Re: 0-RTT Design for HTTP/2

> On 20 Dec 2020, at 22:43, Martin Thomson <mt@lowentropy.net> wrote:
> 
> On Sun, Dec 20, 2020, at 04:18, Willy Tarreau wrote:
> 
>> I see that Cory mentioned the fact that most implementations do not see
>> the TLS layer, I can confirm this. For example in haproxy, h2 works on
>> top of a streaming transport protocol. It can be plain or TLS on top of
>> TCP, UNIX or socketpairs, we don't care. Early data, if any, are retrieved
>> by the TLS layer and are prepended in front of the other data (more or
>> less some details I don't remember regarding the necessary controls to
>> figure whether or not some early data were involved for the request).
>> 
>> Anything more complicated will likely become a showstopper I'm afraid.
> 
> I don't think that you need anything other than an API that allows you to determine whether early data was accepted.
> 
> Ideally, you also have a means of saving data to the session ticket and getting that data back when the connection is resumed.  Then you can save the settings in the ticket and then you don't have to remember on your own. A simple boolean doesn't give you a lot of flexibility in terms of how you deploy this.  With just a boolean you have to commit to discarding session tickets every time your server configuration changes.

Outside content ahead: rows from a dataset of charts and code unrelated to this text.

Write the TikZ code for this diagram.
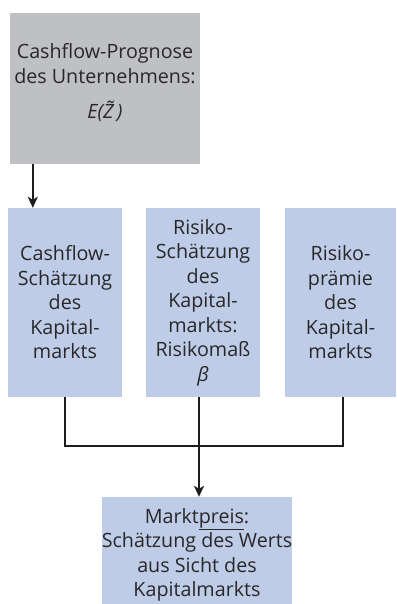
\documentclass[tikz,border=0pt]{standalone}
\usepackage{fontspec}
\setmainfont{Open Sans}
\usetikzlibrary{arrows.meta}
\definecolor{boxgray}{RGB}{191,192,196}
\definecolor{boxblue}{RGB}{191,204,232}
\definecolor{txt}{RGB}{40,40,40}
\definecolor{linec}{RGB}{30,28,30}
\tikzset{
  base/.style={inner sep=0pt, align=center, text=txt,
    font=\fontsize{19.7pt}{24.5pt}\selectfont},
  graybox/.style={base, fill=boxgray, minimum width=190pt, minimum height=151pt},
  bluebox/.style={base, fill=boxblue, minimum width=114pt, minimum height=189pt},
  conn/.style={line width=2.5pt, draw=linec},
  arr/.style={conn, -{Stealth[length=11pt,width=10pt,inset=3pt]}}
}
\begin{document}
\begin{tikzpicture}[x=1pt,y=-1pt]
\useasboundingbox (0,0) rectangle (396,604);
\node[graybox] (gray) at (105,88.5) {};
\node[base] (graytext) at (105,83) {Cashflow-Prognose\\des Unternehmens:\\[11pt]{\itshape E(\~{Z}\,)}};
\node[bluebox] (b1) at (65,302.5) {Cashflow-\\Schätzung\\des\\Kapital-\\markts};
\node[bluebox] (b2) at (203,302.5) {Risiko-\\Schätzung\\des\\Kapital-\\markts:\\Risikomaß\\{\itshape β}};
\node[bluebox, minimum width=111pt] (b3) at (340.5,302.5) {Risiko-\\prämie\\des\\Kapital-\\markts};
\node[base, fill=boxblue, minimum width=190pt, minimum height=107pt] (m) at (197,550.5) {};
\node[base] (mtext) at (197,555) {Markt\underline{preis}:\\Schätzung des Werts\\aus Sicht des\\Kapitalmarkts};
\coordinate (j) at (199,446);
\draw[arr] ([xshift=23pt]gray.south west) -- ([xshift=25pt]b1.north west);
\draw[conn] (b1.south) |- (j) -| ([xshift=2.5pt]b3.south);
\draw[conn] (b2.south -| j) -- (j);
\draw[arr] (j) -- (m.north -| j);
\end{tikzpicture}
\end{document}
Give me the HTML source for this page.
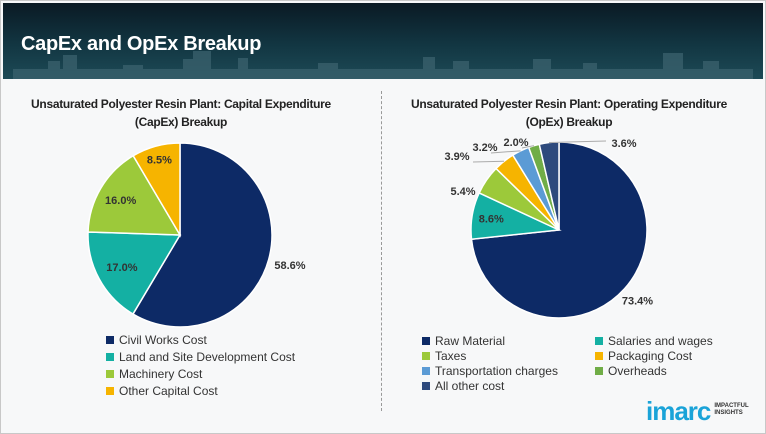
<!DOCTYPE html>
<html><head><meta charset="utf-8"><style>
body{margin:0;width:766px;height:434px;overflow:hidden;font-family:"Liberation Sans",sans-serif;background:#fff}
#wrap{position:absolute;left:0;top:0;width:764px;height:432px;border:1px solid #c8c8c8;background:#f7f8f9}
#hdr{position:absolute;left:2px;top:2px;width:760px;height:76px;background:linear-gradient(180deg,#0a1a24 0%,#123642 55%,#1d4a56 100%)}
#title{position:absolute;left:18px;top:30px;color:#fff;font-weight:bold;font-size:20px;letter-spacing:-0.3px}
.ct{position:absolute;font-weight:bold;font-size:12px;color:#222;text-align:center;line-height:18px;white-space:nowrap;letter-spacing:-0.3px}
.lg{position:absolute;font-size:12px;color:#333;white-space:nowrap}
.lg i{display:inline-block;width:8px;height:8px;margin-right:5px;vertical-align:0px}
</style></head><body>
<div id="wrap">
<div id="hdr">
<svg width="760" height="76" style="position:absolute;left:0;top:0">
<g fill="#3d6470" opacity="0.7">
<rect x="10" y="66" width="740" height="10"/><rect x="45" y="58" width="12" height="18"/><rect x="60" y="52" width="14" height="24"/><rect x="120" y="62" width="20" height="14"/><rect x="180" y="56" width="16" height="20"/><rect x="190" y="48" width="18" height="28"/><rect x="235" y="55" width="10" height="21"/><rect x="315" y="60" width="20" height="16"/><rect x="420" y="54" width="12" height="22"/><rect x="450" y="58" width="16" height="18"/><rect x="530" y="56" width="18" height="20"/><rect x="580" y="60" width="14" height="16"/><rect x="660" y="50" width="20" height="26"/><rect x="700" y="58" width="16" height="18"/></g></svg>
<div id="title">CapEx and OpEx Breakup</div></div>
<div class="ct" style="left:10px;top:94px;width:340px">Unsaturated Polyester Resin Plant: Capital Expenditure<br>(CapEx) Breakup</div>
<div class="ct" style="left:388px;top:94px;width:360px">Unsaturated Polyester Resin Plant: Operating Expenditure<br>(OpEx) Breakup</div>
<div style="position:absolute;left:380px;top:90px;height:320px;border-left:1px dashed #999"></div>
<svg id="pies" width="766" height="434" style="position:absolute;left:-1px;top:-1px"></svg>
<div class="lg" style="left:105px;top:331px;line-height:17px">
<div><i style="background:#0d2a66"></i>Civil Works Cost</div>
<div><i style="background:#14b0a3"></i>Land and Site Development Cost</div>
<div><i style="background:#9cc93a"></i>Machinery Cost</div>
<div><i style="background:#f6b400"></i>Other Capital Cost</div></div>
<div class="lg" style="left:421px;top:333px;line-height:15px">
<div><i style="background:#0d2a66"></i>Raw Material</div>
<div><i style="background:#9cc93a"></i>Taxes</div>
<div><i style="background:#5b9bd5"></i>Transportation charges</div>
<div><i style="background:#2e4a7d"></i>All other cost</div></div>
<div class="lg" style="left:594px;top:333px;line-height:15px">
<div><i style="background:#14b0a3"></i>Salaries and wages</div>
<div><i style="background:#f6b400"></i>Packaging Cost</div>
<div><i style="background:#70ad47"></i>Overheads</div></div>
<div style="position:absolute;left:645px;top:395px;font-weight:bold;font-size:26px;color:#1aa3d8;letter-spacing:-1px">imarc<span style="font-size:6px;color:#333;letter-spacing:0;vertical-align:6px;margin-left:4px;line-height:7px;display:inline-block">IMPACTFUL<br>INSIGHTS</span></div>
</div>
<script>
const capexCategories=["Civil Works Cost","Land and Site Development Cost","Machinery Cost","Other Capital Cost"];
const capexValues=[58.6,17.0,16.0,8.5];
const capexColors=["#0d2a66","#14b0a3","#9cc93a","#f6b400"];
const opexCategories=["Raw Material","Salaries and wages","Taxes","Packaging Cost","Transportation charges","Overheads","All other cost"];
const opexValues=[73.4,8.6,5.4,3.9,3.2,2.0,3.6];
const opexColors=["#0d2a66","#14b0a3","#9cc93a","#f6b400","#5b9bd5","#70ad47","#2e4a7d"];
// label layout (radius factor, null = default) — layout only
const capexLabelR=[1.24,0.72,0.75,0.85];
const opexLabelPos=[null,null,[463,191],[457,156],[485,147],[516,142],[624,143]];
const NS="http://www.w3.org/2000/svg";
const svg=document.getElementById('pies');
function pt(cx,cy,r,a){return [cx+r*Math.sin(a),cy-r*Math.cos(a)];}
function addLine(x1,y1,x2,y2,name){const ln=document.createElementNS(NS,'polyline');
 ln.setAttribute('points',`${x1},${y1} ${x2},${y2}`);ln.setAttribute('stroke','#aaa');ln.setAttribute('fill','none');
 
 
 svg.appendChild(ln);}
function pie(vals,cols,cx,cy,r,labelFn,prefix){
 const tot=vals.reduce((a,b)=>a+b,0);let a0=0;
 vals.forEach((v,i)=>{
  const a1=a0+v/tot*2*Math.PI;
  const p0=pt(cx,cy,r,a0),p1=pt(cx,cy,r,a1);
  const p=document.createElementNS(NS,'path');
  p.setAttribute('d',`M${cx},${cy}L${p0[0]},${p0[1]}A${r},${r} 0 ${a1-a0>Math.PI?1:0} 1 ${p1[0]},${p1[1]}Z`);
  p.setAttribute('fill',cols[i]);p.setAttribute('stroke','#fff');p.setAttribute('stroke-width','1.5');
  
  
  svg.appendChild(p);
  const am=(a0+a1)/2;
  const lp=labelFn(i,am,cx,cy,r);
  const t=document.createElementNS(NS,'text');
  t.setAttribute('x',lp[0]);t.setAttribute('y',lp[1]+4);t.setAttribute('text-anchor','middle');
  t.setAttribute('font-size','11');t.setAttribute('font-weight','bold');t.setAttribute('fill','#333');
  t.setAttribute('font-family','Liberation Sans, sans-serif');
  t.textContent=v.toFixed(1)+'%';
  
  
  svg.appendChild(t);
  a0=a1;});
}
pie(capexValues,capexColors,180,235,92,(i,am,cx,cy,r)=>pt(cx,cy,r*capexLabelR[i],am),'capex');
pie(opexValues,opexColors,559,230,88,(i,am,cx,cy,r)=>{
  if(i===0) return pt(cx,cy,r*1.2,am);
  if(i===1) return pt(cx,cy,r*0.78,am);
  const e=pt(cx,cy,r,am);const L=opexLabelPos[i];
  if(i===6) addLine(e[0],e[1],L[0]-18,L[1]-2,'opex-leader-'+i);
  else if(i>2) addLine(e[0],e[1],L[0]+(i===3?16:6),L[1]+6,'opex-leader-'+i);
  return L;},'opex');
</script>
</body></html>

With this kind of API to the TLS layer in mind it’s not clear that this proposal is any simpler for a server stack than ALPS: indeed, it might be harder. ALPS requires that implementations define an interface to send and receive out-of-band settings, but that interface is relatively straightforward. Interaction with session tickets is at the very least as complex (an out-of-band system for setting and retrieving settings), but the integration is vastly more complex.

I suspect it also behaves poorly in multi-host configurations in a way ALPS does not.

Neither of these proposals makes me very excited, but I think on balance ALPS is simpler.